Who has tried out the latest electric bikes?

A few questions:

  • Does the overall concept make sense if what you like is bicycling? Most of the bikes seem to weigh about 50 lbs., which I guess makes them super light compared to a scooter or motorcycle, but very heavy if you want to pedal them uphill.
  • Are they more or less fun on a 2-hour road ride than a standard road bike?
  • Do you actually get any exercise when using one of these?
  • Are they way better for mountain biking because you can maintain momentum even uphill?
  • Why do a lot of them cost more than a used Toyota Prius? (maybe that is an unfair question since there are non-electric bikes that cost more than a new Toyota Prius) If this were a mass-market product would they need to cost much more than the $600 that you’d pay for a good hybrid/city bike?
  • Why aren’t the big bike companies, such as Giant, Trek, and Specialized, leaders in this area?
  • Are they amazingly great for keeping up with a friend who is in killer shape and is on a non-electric bike?
  • pedal-linked or throttle control for the electric motor?
  • is there any point in having more than three gears once the electric assist is available?
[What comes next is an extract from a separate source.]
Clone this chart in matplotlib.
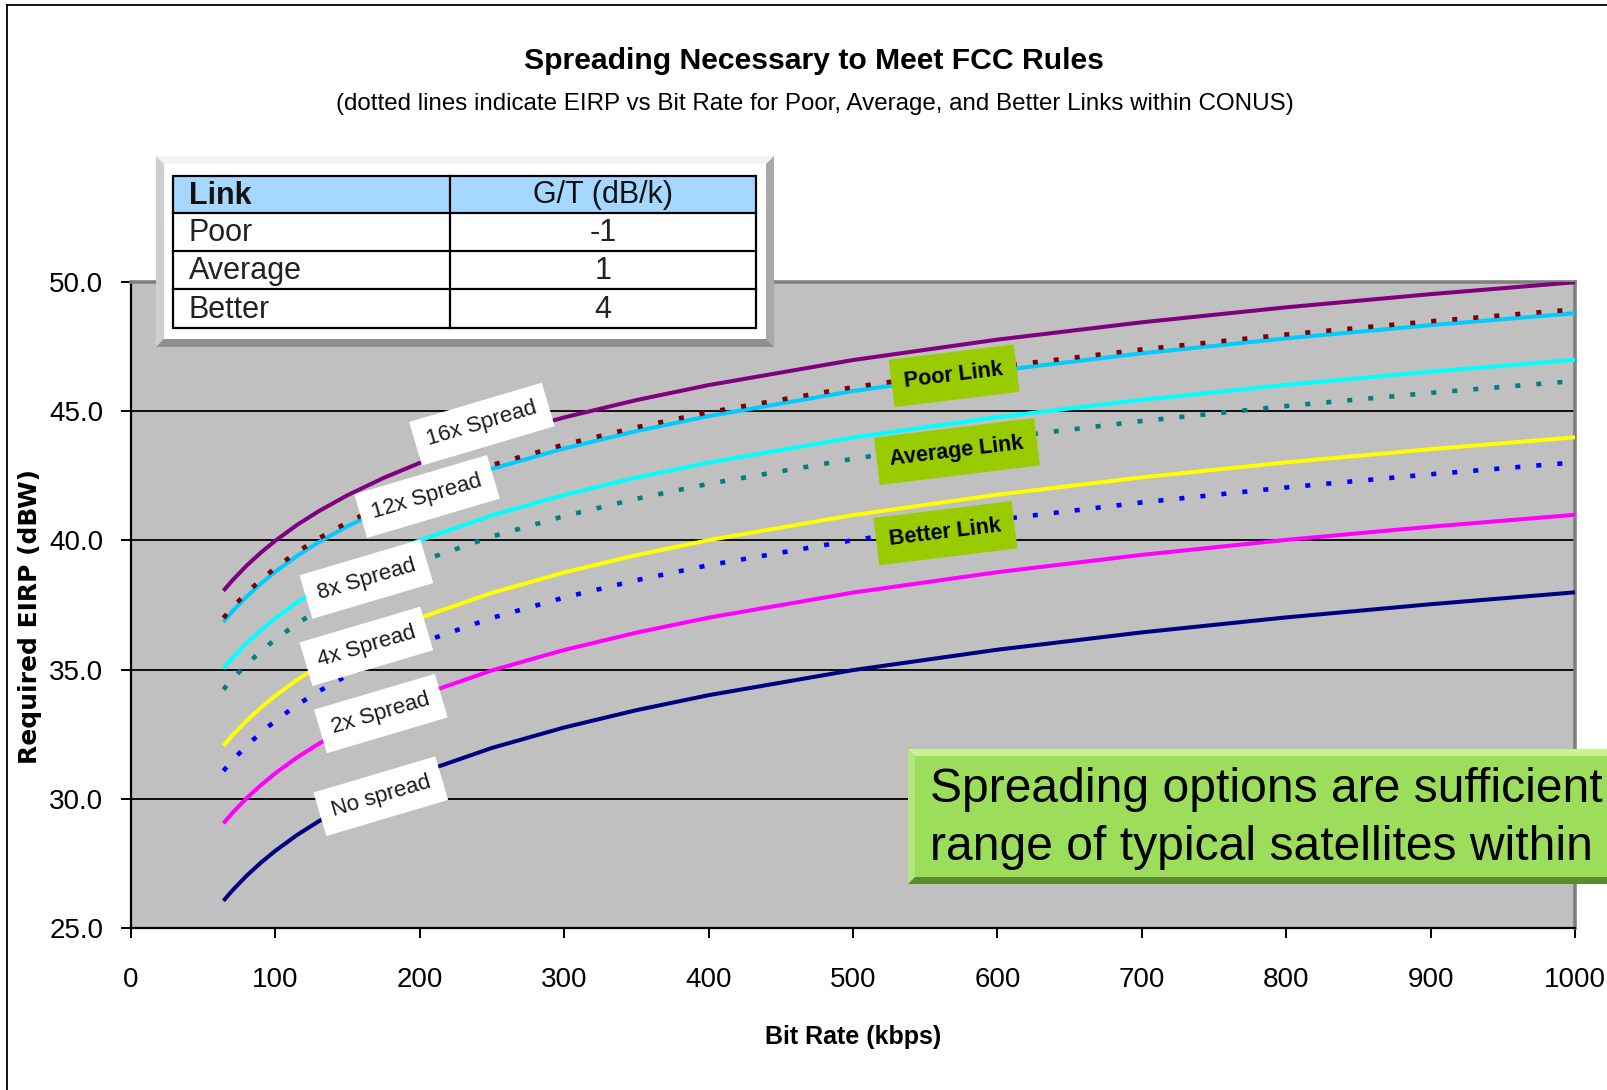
import numpy as np
import matplotlib
matplotlib.use("Agg")
import matplotlib.pyplot as plt
from matplotlib.patches import Rectangle, Polygon
from matplotlib.lines import Line2D
from matplotlib.ticker import FormatStrFormatter
from matplotlib import font_manager

# ---------------- data ----------------
bit_rate = [64, 70, 80, 90, 100, 115, 130, 150, 175, 200, 250, 300, 350, 400,
            500, 600, 700, 800, 900, 1000]

no_spread = [26.05, 26.44, 27.02, 27.53, 27.99, 28.60, 29.13, 29.75, 30.42, 31.00,
             31.97, 32.76, 33.43, 34.01, 34.98, 35.77, 36.44, 37.02, 37.53, 37.99]
spread_2x = [29.05, 29.44, 30.02, 30.53, 30.99, 31.60, 32.13, 32.75, 33.42, 34.00,
             34.97, 35.76, 36.43, 37.01, 37.98, 38.77, 39.44, 40.02, 40.53, 40.99]
spread_4x = [32.05, 32.44, 33.02, 33.53, 33.99, 34.60, 35.13, 35.75, 36.42, 37.00,
             37.97, 38.76, 39.43, 40.01, 40.98, 41.77, 42.44, 43.02, 43.53, 43.99]
spread_8x = [35.05, 35.44, 36.02, 36.53, 36.99, 37.60, 38.13, 38.75, 39.42, 40.00,
             40.97, 41.76, 42.43, 43.01, 43.98, 44.77, 45.44, 46.02, 46.53, 46.99]
spread_12x = [36.85, 37.24, 37.82, 38.33, 38.79, 39.40, 39.93, 40.55, 41.22, 41.80,
              42.77, 43.56, 44.23, 44.81, 45.78, 46.57, 47.24, 47.82, 48.33, 48.79]
spread_16x = [38.05, 38.44, 39.02, 39.53, 39.99, 40.60, 41.13, 41.75, 42.42, 43.00,
              43.97, 44.76, 45.43, 46.01, 46.98, 47.77, 48.44, 49.02, 49.53, 49.99]

poor_link = [37.00, 37.39, 37.97, 38.48, 38.94, 39.55, 40.08, 40.70, 41.37, 41.95,
             42.92, 43.71, 44.38, 44.96, 45.93, 46.72, 47.39, 47.97, 48.48, 48.94]
average_link = [34.23, 34.62, 35.20, 35.71, 36.17, 36.78, 37.31, 37.93, 38.60, 39.18,
                40.15, 40.94, 41.61, 42.19, 43.16, 43.95, 44.62, 45.20, 45.71, 46.17]
better_link = [31.08, 31.47, 32.05, 32.56, 33.02, 33.63, 34.16, 34.78, 35.45, 36.03,
               37.00, 37.79, 38.46, 39.04, 40.01, 40.80, 41.47, 42.05, 42.56, 43.02]

spread_names = ["No spread", "2x Spread", "4x Spread", "8x Spread", "12x Spread", "16x Spread"]
spread_colors = ["#000080", "#FF00FF", "#FFFF00", "#00FFFF", "#00CCFF", "#800080"]
spread_series = [no_spread, spread_2x, spread_4x, spread_8x, spread_12x, spread_16x]
# label anchor positions (bit rate, EIRP)
spread_label_pos = [(173, 30.1), (173, 33.3), (163, 35.9), (163, 38.5), (205, 41.7), (243, 44.5)]

link_names = ["Poor Link", "Average Link", "Better Link"]
link_colors = ["#800000", "#008080", "#0000FF"]
link_series = [poor_link, average_link, better_link]
link_label_pos = [(570, 46.37), (572, 43.44), (564, 40.28)]

table_links = ["Poor", "Average", "Better"]
table_gt = ["-1", "1", "4"]

title = "Spreading Necessary to Meet FCC Rules"
subtitle = "(dotted lines indicate EIRP vs Bit Rate for Poor, Average, and Better Links within CONUS)"
note_lines = ["Spreading options are sufficient to cover the",
              "range of typical satellites within CONUS"]

# ---------------- fonts ----------------
names = {f.name for f in font_manager.fontManager.ttflist}
if "Liberation Sans Narrow" in names:
    NARROW, NS = "Liberation Sans Narrow", 1.0
else:
    NARROW, NS = "Liberation Sans", 0.82
SANS = "Liberation Sans"

W, H = 1608, 1090
fig = plt.figure(figsize=(W / 100, H / 100), dpi=100)
fig.patch.set_facecolor("white")

# main axes: left 131, right 1575, top 282, bottom 928 (pixels)
ax = fig.add_axes([131 / W, 1 - 928 / H, (1575 - 131) / W, (928 - 282) / H])
ax.set_facecolor("#C0C0C0")
ax.set_xlim(0, 1000)
ax.set_ylim(25, 50)
ax.set_xticks(np.arange(0, 1001, 100))
ax.set_yticks(np.arange(25, 50.1, 5))
ax.yaxis.set_major_formatter(FormatStrFormatter("%.1f"))
ax.set_axisbelow(True)
ax.yaxis.grid(True, color="black", lw=1.3)
ax.xaxis.grid(False)
for s in ["left", "bottom"]:
    ax.spines[s].set_color("black")
    ax.spines[s].set_linewidth(1.6)
for s in ["top", "right"]:
    ax.spines[s].set_color("#808080")
    ax.spines[s].set_linewidth(2.6)
TICK_FS = 22 if NS == 1.0 else 20
ax.tick_params(axis="x", direction="out", length=7, width=1.4, pad=21,
               labelsize=TICK_FS, colors="black")
ax.tick_params(axis="y", direction="out", length=7, width=1.4, pad=13,
               labelsize=TICK_FS, colors="black")
for lab in ax.get_xticklabels() + ax.get_yticklabels():
    lab.set_fontfamily(NARROW)

for vals, c in zip(spread_series, spread_colors):
    ax.plot(bit_rate, vals, color=c, lw=2.9, solid_capstyle="butt", zorder=3)
for vals, c in zip(link_series, link_colors):
    ax.plot(bit_rate, vals, color=c, lw=3.3, linestyle=(0, (1.1, 3.5)),
            dash_capstyle="butt", zorder=3)

for name, (x, y) in zip(spread_names, spread_label_pos):
    ax.text(x, y, name, rotation=16.5, rotation_mode="anchor", ha="center", va="center",
            fontsize=16, family=SANS, color="#1a1a1a", zorder=6,
            bbox=dict(boxstyle="square,pad=0.55", fc="white", ec="none"))

for name, (x, y) in zip(link_names, link_label_pos):
    ax.text(x, y, name, rotation=7, rotation_mode="anchor", ha="center", va="center",
            fontsize=15.5, family=SANS, weight="bold", color="black", zorder=6,
            bbox=dict(boxstyle="square,pad=0.62", fc="#99CC00", ec="none"))

# ---------------- overlay for decorations (pixel coords) ----------------
ov = fig.add_axes([0, 0, 1, 1], zorder=5)
ov.set_xlim(0, W)
ov.set_ylim(H, 0)
ov.axis("off")
ov.patch.set_alpha(0)


def bevel(x0, y0, x1, y1, b, top, left, right, bottom, fill):
    ov.add_patch(Polygon([(x0, y0), (x1, y0), (x1 - b, y0 + b), (x0 + b, y0 + b)], closed=True, fc=top, ec="none"))
    ov.add_patch(Polygon([(x0, y0), (x0 + b, y0 + b), (x0 + b, y1 - b), (x0, y1)], closed=True, fc=left, ec="none"))
    ov.add_patch(Polygon([(x1, y0), (x1, y1), (x1 - b, y1 - b), (x1 - b, y0 + b)], closed=True, fc=right, ec="none"))
    ov.add_patch(Polygon([(x0, y1), (x1, y1), (x1 - b, y1 - b), (x0 + b, y1 - b)], closed=True, fc=bottom, ec="none"))
    ov.add_patch(Rectangle((x0 + b, y0 + b), x1 - x0 - 2 * b, y1 - y0 - 2 * b, fc=fill, ec="none"))


# table frame
bevel(156, 156, 774, 347, 8, "#F4F4F4", "#CFCFCF", "#A9A9A9", "#8F8F8F", "white")
tx0, tx1, ty0, ty1, tdiv = 173, 756, 176, 328, 450
rows = [176, 213, 251, 289, 328]
ov.add_patch(Rectangle((tx0, rows[0]), tx1 - tx0, rows[1] - rows[0], fc="#A6D8FF", ec="none"))
ov.add_patch(Rectangle((tx0, ty0), tx1 - tx0, ty1 - ty0, fc="none", ec="black", lw=1.6))
for r in rows[1:-1]:
    ov.plot([tx0, tx1], [r, r], color="black", lw=1.6)
ov.plot([tdiv, tdiv], [ty0, ty1], color="black", lw=1.6)
TFS = 22
ov.text(189, (rows[0] + rows[1]) / 2 + 1, "Link", fontsize=TFS, family=SANS, weight="bold",
        ha="left", va="center", color="#111111")
ov.text((tdiv + tx1) / 2, (rows[0] + rows[1]) / 2 + 1, "G/T (dB/k)", fontsize=TFS, family=SANS,
        ha="center", va="center", color="#111111")
for i, (lk, gt) in enumerate(zip(table_links, table_gt)):
    yc = (rows[i + 1] + rows[i + 2]) / 2 + 1
    ov.text(189, yc, lk, fontsize=TFS, family=SANS, ha="left", va="center", color="#222222")
    ov.text((tdiv + tx1) / 2, yc, gt, fontsize=TFS, family=SANS, ha="center", va="center", color="#222222")

# green note box (runs off the right edge like the reference)
bevel(908, 749, 1660, 884, 7, "#C8F290", "#B4E67C", "#7FB04A", "#5C8A2E", "#9CDD5B")
ov.text(930, 790, note_lines[0], fontsize=34.6, family=SANS, ha="left", va="center",
        color="black", clip_on=True)
ov.text(930, 848, note_lines[1], fontsize=34.6, family=SANS, ha="left", va="center",
        color="black", clip_on=True)

# ---------------- titles and axis labels ----------------
fig.text(814 / W, 1 - 61 / H, title, ha="center", va="center", fontsize=26.5 * NS,
         family=NARROW, weight="bold", color="black")
fig.text(815 / W, 1 - 104 / H, subtitle, ha="center", va="center", fontsize=21.2 * NS,
         family=NARROW, color="black")
fig.text(853 / W, 1 - 1037 / H, "Bit Rate (kbps)", ha="center", va="center",
         fontsize=22 * NS, family=NARROW, weight="bold", color="black")
fig.text(30 / W, 1 - 616 / H, "Required EIRP (dBW)", ha="center", va="center", rotation=90,
         fontsize=18, family="DejaVu Sans", weight="bold", color="black")

# outer frame lines (left and top edges)
fig.add_artist(Line2D([7 / W, 7 / W], [0, 1 - 5 / H], transform=fig.transFigure, color="black", lw=1.3))
fig.add_artist(Line2D([7 / W, 1], [1 - 5 / H, 1 - 5 / H], transform=fig.transFigure, color="black", lw=1.3))

fig.savefig("out.png", dpi=100)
Why not ditch the low gears in favor of software that automatically adds electric power if the cadence falls while the rider is putting a lot of torque in? (maybe they are already doing this)
  • shouldn’t tandem bikes all have electric boost? Tandems are already crazy heavy and expensive.

It is sad that, at least for the weather-wimpy, we don’t have a long biking season here in Massachusetts (not long enough to justify a $3000 electric bike anyway!).